A Difficult Marriage
The future of the 2022 World Cup and the Qatar crisis speaks to the pervasiveness of politics in sports. The World Cup is political by definition. Retaining Qatar’s hosting rights or depriving the Gulf state of the right to host the tournament is ultimately a choice with political consequences. As long as the crisis continues, retaining rights is a testimony to Qatar’s resilience, while deprival would be a victory for its detractors. It is with good reason that the UAE will continue its covert campaign to undermine Qatar’s hosting rights.
The real yardstick in the debate about the World Cup should be how the football and the integrity of the sport benefit most. And even then, politics is never far from what the outcome of that debate is. Obviously, the optics of no retribution raises the question of how that benefits integrity.
Yet the legacy of social and economic change that is evident with the 2022 World Cup is more important than the feel-good effect of having done the right thing with retribution or setting an example. Add to that the fact that, in current circumstances, a withdrawal of hosting rights would likely be interpreted as a victory of one side over the other. This would further divide the Arab and Muslim world, and enhance a sense among many Muslims of being on the defensive and under attack.
To be clear, the rot in sports governance goes far beyond financial and performance corruption. That is evident in the way that the Qatar crisis, the Saudi-Iranian rivalry, and the Israeli-Palestinian conflict increasingly permeate football with a mounting number of decisions that upend the notion of a separation between sports and politics. They also put an end to the principle of judging professionals on their merits rather than nationality, and make a mockery of the ideal of football as a bridge builder rather than a divider.
In a bizarre and contradictory sequence of events, in June, FIFA President Gianni Infantino refused to involve the soccer body in the Qatar crisis. He said that “the essential role of FIFA, as I understand it, is to deal with football and not to interfere in geopolitics.” Yet, on the same day that he made his statement, Infantino waded into the crisis by removing a Qatari referee from a 2018 World Cup qualifier at the request of the UAE. Beyond declaring that the decision was taken “in view of the current geopolitical situation,” FIFA appeared to be saying that a Qatari referee could not be an honest arbiter of a football match involving one of his country’s detractors. In FIFA’s decision, politics trumped professionalism — no pun intended.
In November, the Egyptian Football Federation demanded that Qataris be disbarred from refereeing Egyptian and Saudi matches during the 2018 World Cup in Russia. This puts FIFA in a tricky situation. The body will have to choose between professionalism over politics or to disbar certain referees from politically sensitive matches.

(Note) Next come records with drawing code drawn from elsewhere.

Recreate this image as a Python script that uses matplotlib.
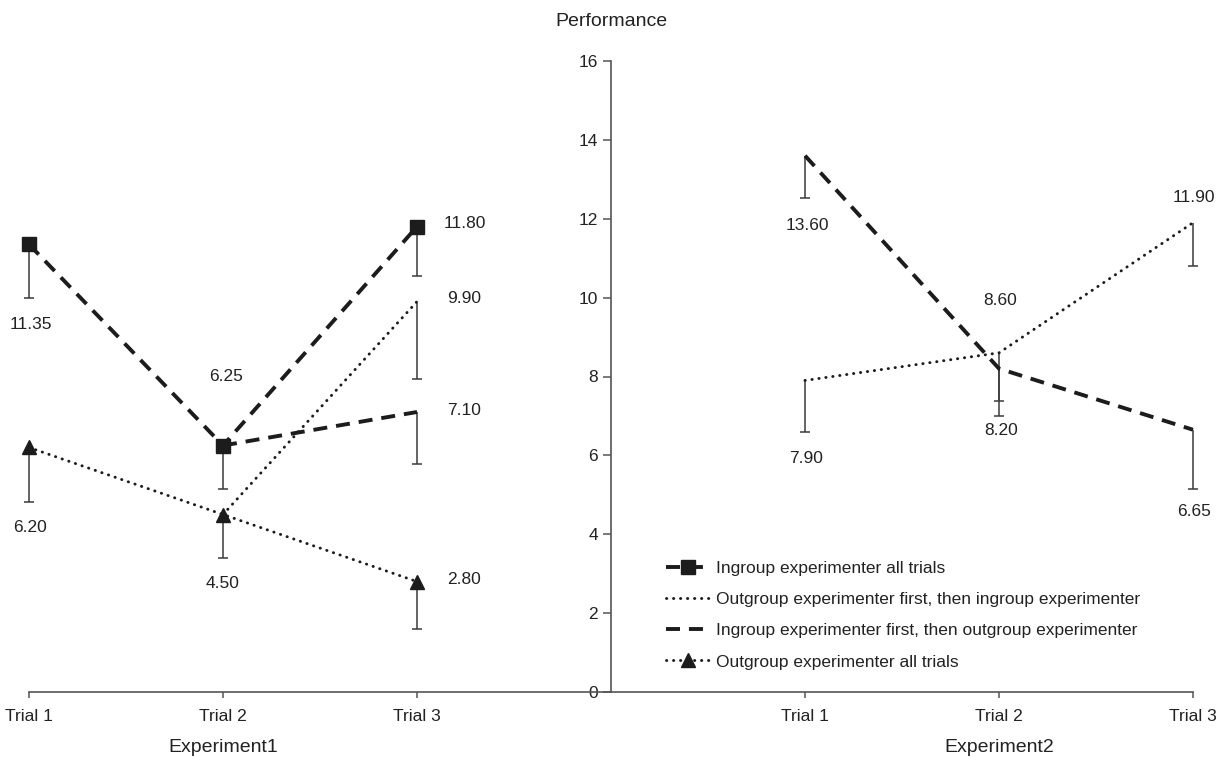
import numpy as np
import matplotlib.pyplot as plt
from matplotlib.lines import Line2D

plt.rcParams['font.family'] = ['Liberation Sans', 'DejaVu Sans']

trial_labels = ["Trial 1", "Trial 2", "Trial 3"]
exp1_x = [0, 1, 2]
exp2_x = [4, 5, 6]
yaxis_x = 3

# Experiment 1 (nan = segment / bar not drawn)
exp1_ingroup_all = [11.35, 6.25, 11.80]
exp1_ingroup_all_err = [1.36, 1.10, 1.25]
exp1_outgroup_all = [6.20, 4.50, 2.80]
exp1_outgroup_all_err = [1.38, 1.10, 1.20]
exp1_out_then_in = [np.nan, 4.50, 9.90]
exp1_out_then_in_err = [np.nan, np.nan, 1.96]
exp1_in_then_out = [np.nan, 6.25, 7.10]
exp1_in_then_out_err = [np.nan, np.nan, 1.32]

# Experiment 2
exp2_out_then_in = [7.90, 8.60, 11.90]
exp2_out_then_in_err = [1.31, 1.22, 1.10]
exp2_in_then_out = [13.60, 8.20, 6.65]
exp2_in_then_out_err = [1.07, 1.20, 1.50]

legend_labels = ["Ingroup experimenter all trials",
                 "Outgroup experimenter first, then ingroup experimenter",
                 "Ingroup experimenter first, then outgroup experimenter",
                 "Outgroup experimenter all trials"]

# value labels: (x, value, offset px)
value_labels = [
    (0, exp1_ingroup_all[0], (2, -80)),
    (1, exp1_ingroup_all[1], (3, 69)),
    (2, exp1_ingroup_all[2], (48, 3)),
    (2, exp1_out_then_in[2], (47, 3)),
    (2, exp1_in_then_out[2], (47, 1)),
    (0, exp1_outgroup_all[0], (1, -80)),
    (1, exp1_outgroup_all[1], (0, -69)),
    (2, exp1_outgroup_all[2], (47, 2)),
    (4, exp2_in_then_out[0], (2, -70)),
    (5, exp2_out_then_in[1], (1, 52)),
    (6, exp2_out_then_in[2], (1, 25)),
    (4, exp2_out_then_in[0], (1, -78)),
    (5, exp2_in_then_out[1], (2, -62)),
    (6, exp2_in_then_out[2], (1, -82)),
]

ink = '#1c1c1c'
bar_c = '#3a3a3a'
dashed = dict(color=ink, lw=2.8, dashes=(3.6, 2.3))
dotted = dict(color=ink, lw=2.1, dashes=(0.1, 2.3), dash_capstyle='round')

fig = plt.figure(figsize=(12.31, 7.57), dpi=100)
ax = fig.add_axes([0, 65 / 757, 1, 631 / 757])
ax.set_xlim(-29 / 194, -29 / 194 + 1231 / 194)
ax.set_ylim(0, 16)


def errbars(x, y, err):
    x = np.asarray(x, float)
    y = np.asarray(y, float)
    err = np.asarray(err, float)
    ok = ~np.isnan(err)
    ax.vlines(x[ok], (y - err)[ok], y[ok], color=bar_c, lw=1.1, zorder=2)
    ax.plot(x[ok], (y - err)[ok], ls='none', marker='_', ms=6.5, mew=1.1,
            color=bar_c, zorder=2)


errbars(exp1_x, exp1_ingroup_all, exp1_ingroup_all_err)
errbars(exp1_x, exp1_outgroup_all, exp1_outgroup_all_err)
errbars(exp1_x, exp1_out_then_in, exp1_out_then_in_err)
errbars(exp1_x, exp1_in_then_out, exp1_in_then_out_err)
errbars(exp2_x, exp2_out_then_in, exp2_out_then_in_err)
errbars(exp2_x, exp2_in_then_out, exp2_in_then_out_err)

h1, = ax.plot(exp1_x, exp1_ingroup_all, marker='s', ms=9.5, mfc=ink, mec=ink,
              zorder=4, **dashed)
h2, = ax.plot(exp1_x, exp1_out_then_in, zorder=3, **dotted)
h3, = ax.plot(exp1_x, exp1_in_then_out, zorder=3, **dashed)
h4, = ax.plot(exp1_x, exp1_outgroup_all, marker='^', ms=10, mfc=ink, mec=ink,
              zorder=4, **dotted)
ax.plot(exp2_x, exp2_out_then_in, zorder=3, **dotted)
ax.plot(exp2_x, exp2_in_then_out, zorder=3, **dashed)

for x, v, off in value_labels:
    ax.annotate(f"{v:.2f}", (x, v), xytext=off, textcoords='offset pixels',
                ha='center', va='center', fontsize=12.5, color='#222')

# axes styling
for s in ['top', 'right']:
    ax.spines[s].set_visible(False)
ax.spines['left'].set_position(('data', yaxis_x))
ax.spines['left'].set_bounds(0, 16)
ax.spines['bottom'].set_bounds(0, 6)
for s in ['left', 'bottom']:
    ax.spines[s].set_color('#555')
    ax.spines[s].set_linewidth(1.2)
ax.set_yticks(range(0, 17, 2))
ax.set_xticks(exp1_x + exp2_x)
ax.set_xticklabels(trial_labels + trial_labels)
ax.tick_params(axis='y', direction='out', length=5.5, width=1.1, color='#555',
               pad=4, labelsize=12.5, labelcolor='#222')
ax.tick_params(axis='x', direction='out', length=4.5, width=1.1, color='#555',
               pad=7.5, labelsize=12.5, labelcolor='#222')

ax.text(yaxis_x, 17.0, "Performance", ha='center', va='center', fontsize=14,
        color='#222')
ax.text(1, -1.4, "Experiment1", ha='center', va='center', fontsize=14,
        color='#222')
ax.text(5, -1.4, "Experiment2", ha='center', va='center', fontsize=14,
        color='#222')

ax.legend([h1, h2, h3, h4], legend_labels, loc='upper left',
          bbox_to_anchor=(666 / 1231, 1 - 561 / 757), bbox_transform=fig.transFigure,
          frameon=False, fontsize=12.5, handlelength=2.5, handletextpad=0.4,
          labelspacing=0.92, borderpad=0, borderaxespad=0, numpoints=1,
          labelcolor='#222')

fig.savefig("out.png", dpi=100)
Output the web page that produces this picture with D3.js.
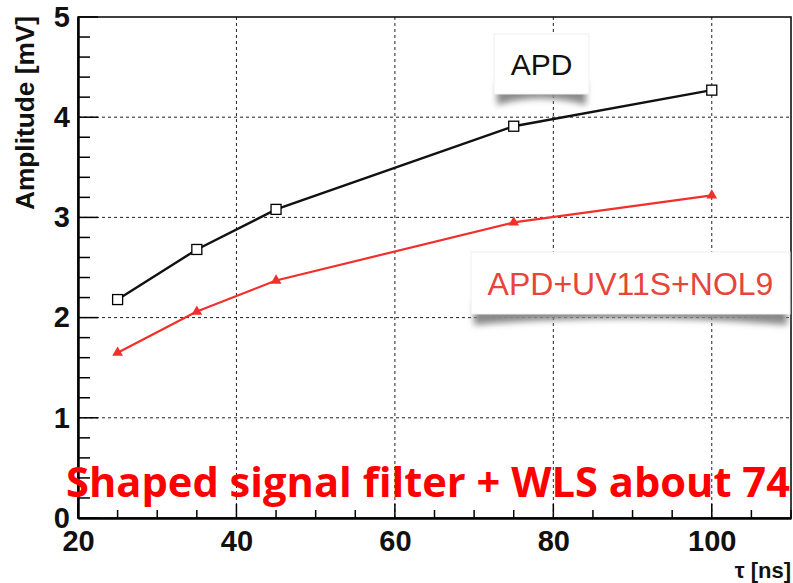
<!DOCTYPE html>
<html><head><meta charset="utf-8">
<script src="https://cdn.jsdelivr.net/npm/d3@7"></script>
<style>body{margin:0;background:#fff}svg{display:block}</style>
</head><body>
<svg id="c" width="793" height="583"></svg>
<script>
const tau = [25, 35, 45, 75, 100];
const apd = [2.18, 2.68, 3.08, 3.91, 4.27];
const apdWls = [1.65, 2.06, 2.37, 2.95, 3.22];
const xTicks = [20, 40, 60, 80, 100];
const yTicks = [0, 1, 2, 3, 4, 5];
const seriesNames = ["APD", "APD+UV11S+NOL9"];
const note = "Shaped signal filter + WLS about 74";

const svg = d3.select("#c");
const L = 78, R = 791, T = 17, B = 518;
const x = d3.scaleLinear().domain([20, 110]).range([L, R]);
const y = d3.scaleLinear().domain([0, 5]).range([B, T]);
const FONT = "Liberation Sans, Arial, sans-serif";

const defs = svg.append("defs");
const f = defs.append("filter").attr("id","sh").attr("x","-20%").attr("y","-50%").attr("width","140%").attr("height","200%");
f.append("feGaussianBlur").attr("stdDeviation", 3);

// grid
const g = svg.append("g");
g.selectAll(".gx").data(xTicks.filter(d => d > 20)).join("line")
  .attr("x1", d => x(d)).attr("x2", d => x(d)).attr("y1", T).attr("y2", B)
  .attr("stroke", "#222").attr("stroke-width", 1).attr("stroke-dasharray", "3,3");
g.selectAll(".gy").data(yTicks.filter(d => d > 0 && d < 5)).join("line")
  .attr("y1", d => y(d)).attr("y2", d => y(d)).attr("x1", L).attr("x2", R)
  .attr("stroke", "#222").attr("stroke-width", 1).attr("stroke-dasharray", "3,3");

// frame
svg.append("rect").attr("x", L).attr("y", T).attr("width", R - L).attr("height", B - T)
  .attr("fill", "none").attr("stroke", "#000").attr("stroke-width", 1.5);

// axes
const xAxis = d3.axisBottom(x).tickValues(xTicks).tickFormat(d3.format("d")).tickSize(0).tickPadding(12);
const xa = svg.append("g").attr("transform", `translate(0,${B})`).call(xAxis);
xa.select(".domain").attr("stroke-width", 2.5);
xa.selectAll("text").attr("font-family", FONT).attr("font-weight", "bold").attr("font-size", 29).attr("fill", "#111");
const xMinor = d3.range(20, 111, 5);
svg.append("g").selectAll("line").data(xMinor).join("line")
  .attr("x1", d => x(d)).attr("x2", d => x(d)).attr("y1", B).attr("y2", d => B - (d % 20 === 0 ? 14 : 8))
  .attr("stroke", "#000").attr("stroke-width", 1.5);

const yAxis = d3.axisLeft(y).tickValues(yTicks).tickFormat(d3.format("d")).tickSize(0).tickPadding(8);
const ya = svg.append("g").attr("transform", `translate(${L},0)`).call(yAxis);
ya.select(".domain").attr("stroke-width", 2.5);
ya.selectAll("text").attr("font-family", FONT).attr("font-weight", "bold").attr("font-size", 29).attr("fill", "#111");
const yMinor = d3.range(0, 5.001, 0.2);
svg.append("g").selectAll("line").data(yMinor).join("line")
  .attr("y1", d => y(d)).attr("y2", d => y(d)).attr("x1", L).attr("x2", (d, i) => L + (i % 5 === 0 ? 20 : 12))
  .attr("stroke", "#000").attr("stroke-width", 1.5);

// axis titles
svg.append("text").attr("transform", `translate(34,113) rotate(-90)`).attr("text-anchor", "middle")
  .attr("textLength", 194).attr("lengthAdjust", "spacingAndGlyphs")
  .attr("font-family", FONT).attr("font-weight", "bold").attr("font-size", 25).attr("fill", "#111")
  .text("Amplitude [mV]");
svg.append("text").attr("x", 791).attr("y", 578).attr("text-anchor", "end")
  .attr("font-family", FONT).attr("font-weight", "bold").attr("font-size", 22).attr("fill", "#111")
  .text("τ [ns]");

// series
const pts1 = tau.map((t, i) => [t, apd[i]]);
const pts2 = tau.map((t, i) => [t, apdWls[i]]);
const line = d3.line().x(d => x(d[0])).y(d => y(d[1]));
svg.append("path").datum(pts1).attr("fill", "none").attr("stroke", "#111").attr("stroke-width", 2.4).attr("d", line);
svg.append("path").datum(pts2).attr("fill", "none").attr("stroke", "#f0302a").attr("stroke-width", 2.2).attr("d", line);
svg.append("g").selectAll("rect").data(pts1).join("rect")
  .attr("x", d => x(d[0]) - 5).attr("y", d => y(d[1]) - 5).attr("width", 10).attr("height", 10)
  .attr("fill", "#fff").attr("stroke", "#000").attr("stroke-width", 1.3);
svg.append("g").selectAll("path").data(pts2).join("path")
  .attr("transform", d => `translate(${x(d[0])},${y(d[1])})`)
  .attr("d", d3.symbol(d3.symbolTriangle, 50)).attr("fill", "#f0302a");

// legend boxes with curled shadows
function box(x0, y0, w, h, label, color, fs) {
  const gg = svg.append("g");
  gg.append("path")
    .attr("d", `M${x0+3},${y0+h-12} L${x0+3},${y0+h+11} Q${x0+w/2},${y0+h-2} ${x0+w-3},${y0+h+11} L${x0+w-3},${y0+h-12} Z`)
    .attr("fill", "#8a8a8a").attr("filter", "url(#sh)");
  gg.append("rect").attr("x", x0).attr("y", y0).attr("width", w).attr("height", h).attr("fill", "#fff")
    .attr("stroke", "#f0f0f0").attr("stroke-width", 1);
  gg.append("text").attr("x", x0 + w / 2).attr("y", y0 + h / 2 + fs * 0.36).attr("text-anchor", "middle")
    .attr("font-family", FONT).attr("font-size", fs).attr("fill", color).text(label);
}
box(494, 34, 95, 60, seriesNames[0], "#111", 30);
box(471, 252, 319, 62, seriesNames[1], "#e8443a", 32);

// note
svg.append("text").attr("x", 66).attr("y", 497).attr("textLength", 724).attr("lengthAdjust", "spacingAndGlyphs")
  .attr("font-family", "Open Sans, sans-serif").attr("font-weight", "bold").attr("font-size", 41).attr("fill", "#ff0000")
  .text(note);
</script>
</body></html>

FIFA is tying itself up in knots in response to the Gulf crisis. It is a situation much like the politics underlying the FIFA corruption case in New York and Zurich, which cries out for putting the relationship between sports and politics on the table and developing new ways to govern. This is a relationship that sports executives, politicians and government officials deny, even though it is public, recognizable and undeniable.
If the 2022 World Cup leads to an honest and open debate about the relationship between politics and sports, Qatar, unwittingly rather than wittingly, would have made a fundamental contribution to a healthier governance of international sports.
The views expressed in this article are the author’s own and do not necessarily reflect Fair Observer’s editorial policy.